After all, aside “from inflammatory tweets about January 6 in which he calls for fire and brimstone to rain down on the protesters — statements he was not obligated to make sitting in his little corner of Wisconsin — Chisholm has repeatedly made clear that he believes that his obligation as the prosecutor isn’t to enforce the law but is, instead, to protect wrongdoers from law enforcement, all in the name of equity and social justice,” Widburg also informs. She then presents a couple of relevant tweets (below):
Speaking of “objective data” is odd given that leftists have of late written off “objectivity” as reflecting white supremacy. But truly notable about Chisholm’s comments is the hang-up with race and ethnicity and the notion of “proportional outcomes.”
It’s not clear what he means by the latter. But if it’s that different perpetrators shouldn’t be punished differently for the “same crimes,” note that different perpetrators are called different perpetrators because they’re different. In other words, they may not always share sameness of circumstances and background. But Chisholm could also by “proportional outcomes” be referring to ensuring that blacks and Hispanics aren’t subject to greater incarceration than whites are.
This is, frankly, a major driver behind the larger prison-abolition movement, epitomized by the endorsement last year by Representative Rashida Tlaib (D-Mich.) of a bill that would eliminate federal prisons over the course of 10 years. (In a recent interview, Tlaib didn’t appear to have any grasp of the details and of how freeing child sex traffickers and other miscreants wouldn’t be dangerous for society. But, hey, who needs details? Après moi, le deluge!)
But those who care about details, and know history, understand that this has been tried before. In the 1960s and ‘70s there also was a movement to reduce incarceration — i.e., punishment — in favor of “rehabilitation.” The justification back then wasn’t explicitly racial, but rather tended to be class-oriented: “‘Underprivileged’ [poor] people may be more criminally inclined, but they’re victims of their environment” was the thinking.
But the result was the same as we’re experiencing now with leftist prosecutors’ freeing of criminals: Crime exploded.
That is, until we started exploding the prison population by locking people up in the ‘90s. (What a shock: Fewer criminals on the street=less crime!)
Of course, though, to the more childish, “History started with me!” leftists supporting the current slap-on-the-wrist movement, it seems like some novel idea. And thus did G.K. Chesterton once observe, “Nine out of ten of what we call new ideas are simply old mistakes.”

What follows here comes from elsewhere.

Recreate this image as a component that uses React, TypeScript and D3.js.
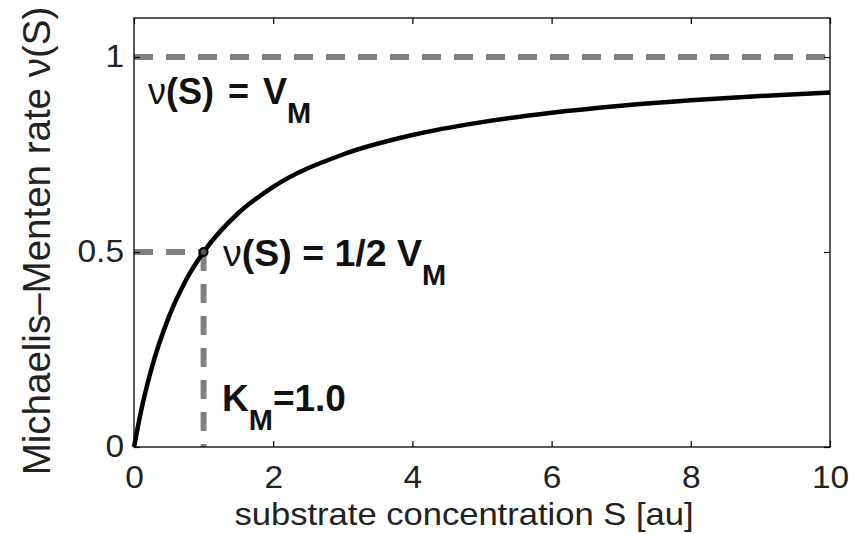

But if Chisholm is trying to achieve equal racial outcomes (“equity”) in punishment, this idea, too, is no longer new. Among other things, Barack Obama pressured schools more than a decade ago to punish students based on racial quota. Yet as Professor Thomas Sowell pointed out regarding such, unless you believe that a black boy couldn’t possibly be more likely to misbehave in school than an Asian-descent girl, what’s the point?
And, actually, this brings us to the next point: Those trumpeting racial proportionality in criminal-justice aren’t at all sincere. Consider: Do these “reformers” ever complain about whites having a far greater incarceration rate than Asian-descent Americans? On the contrary, they often hide this fact.

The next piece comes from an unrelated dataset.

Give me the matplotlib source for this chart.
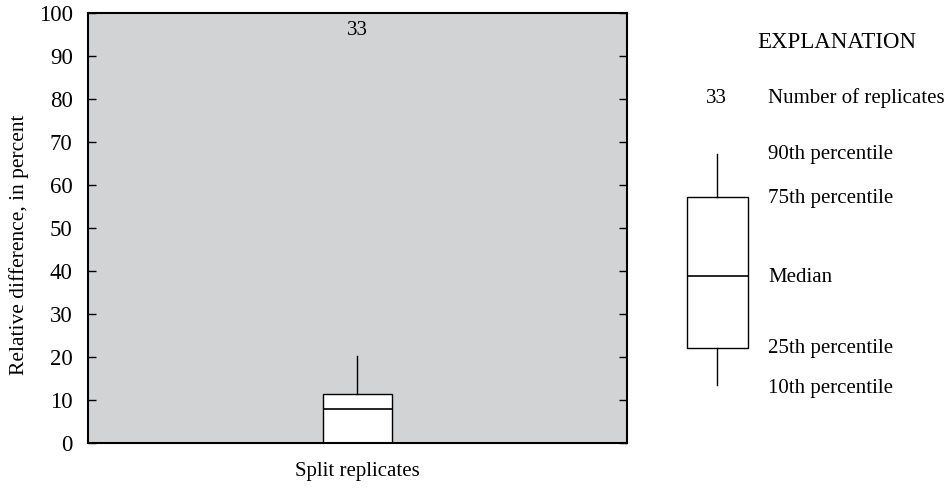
import matplotlib.pyplot as plt

plt.rcParams['font.family'] = ['Liberation Serif', 'DejaVu Serif']

# data
groups = ['Split replicates']
n_replicates = [33]
p10 = [0.0]
p25 = [0.0]
median = [7.9]
p75 = [11.5]
p90 = [20.2]

yticks = list(range(0, 101, 10))

fig = plt.figure(figsize=(9.51, 4.91), dpi=100)
ax = fig.add_axes([0.0925, 0.0978, 0.5665, 0.8757])
ax.set_facecolor('#d1d3d4')

stats = []
for i, g in enumerate(groups):
    stats.append(dict(label=g, whislo=p10[i], q1=p25[i], med=median[i],
                      q3=p75[i], whishi=p90[i], fliers=[]))

line = dict(color='black', linewidth=1.0)
ax.bxp(stats, positions=[1], widths=0.141, showcaps=False, patch_artist=True,
       boxprops=dict(facecolor='white', edgecolor='black', linewidth=1.0),
       medianprops=dict(color='black', linewidth=1.2),
       whiskerprops=line)

for i, n in enumerate(n_replicates):
    ax.text(i + 1, 96, str(n), ha='center', va='center', fontsize=15)

ax.set_xlim(0.45, 1.55)
ax.set_ylim(0, 100)
ax.set_yticks(yticks)
ax.tick_params(axis='y', direction='in', length=6, width=1, right=True,
               labelsize=16.5, pad=11)
ax.tick_params(axis='x', length=0, labelsize=15, pad=14)
ax.set_ylabel('Relative difference, in percent', fontsize=15.5)
ax.yaxis.set_label_coords(-0.11, 0.46)
for s in ax.spines.values():
    s.set_linewidth(1.5)

# explanation diagram
lx = fig.add_axes([0, 0, 1, 1])
lx.set_xlim(0, 951)
lx.set_ylim(491, 0)
lx.axis('off')
demo = [dict(whislo=385, q1=348, med=276, q3=197, whishi=154, fliers=[])]
lx.bxp(demo, positions=[717], widths=61, showcaps=False, patch_artist=True,
       boxprops=dict(facecolor='white', edgecolor='black', linewidth=1.0),
       medianprops=dict(color='black', linewidth=1.2),
       whiskerprops=line)
lx.text(837, 42, 'EXPLANATION', ha='center', va='center', fontsize=16.5)
lx.text(716, 98, '33', ha='center', va='center', fontsize=15)
labels = [('Number of replicates', 98), ('90th percentile', 155),
          ('75th percentile', 198), ('Median', 277),
          ('25th percentile', 348), ('10th percentile', 389)]
for t, y in labels:
    lx.text(768, y, t, ha='left', va='center', fontsize=15)

fig.savefig('out.png', dpi=100)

The National Institute of Justice, for example, provides its “Figure 2. U.S. Incarceration Rates by Race and Sex,” but doesn’t present Asian-descent Americans at all. It does provide Hispanics’ rate, however, even though “Hispanic” isn’t even a race (it’s an ethnicity). The same is true for this Sentencing Project page.
Why the obfuscation? Well, it’s hard blaming racial incarceration disparities on “systemic racism” and “white privilege” if people know that Asians have more “white privilege” than whites do.
Not hidden because no one even thinks to mention it, is that females apparently have more “male privilege” than males do. After all, men have a far higher incarceration rate.
Such inconvenient facts point to the reality: Generally speaking, cops and judges aren’t just randomly yanking people off the street and locking them up based on prejudice (except, oh, when at issue are innocent white teens who shoot rioting miscreants in self-defense). Some groups really do commit more crimes than other groups. Go figure.
As for Chisholm, whatever the method to his madness, he knew his woke schemes would get people killed — he admitted as much in a 2007 interview. “Is there going to be an individual I divert, or I put into treatment program, who’s going to go out and kill somebody?” he asked rhetorically. “You bet — guaranteed.”
So, perhaps, the Waukesha massacre has made him an honest man. For unlike most leftist politicians, his next campaign slogan can now be, “Predictions vindicated — promises kept.”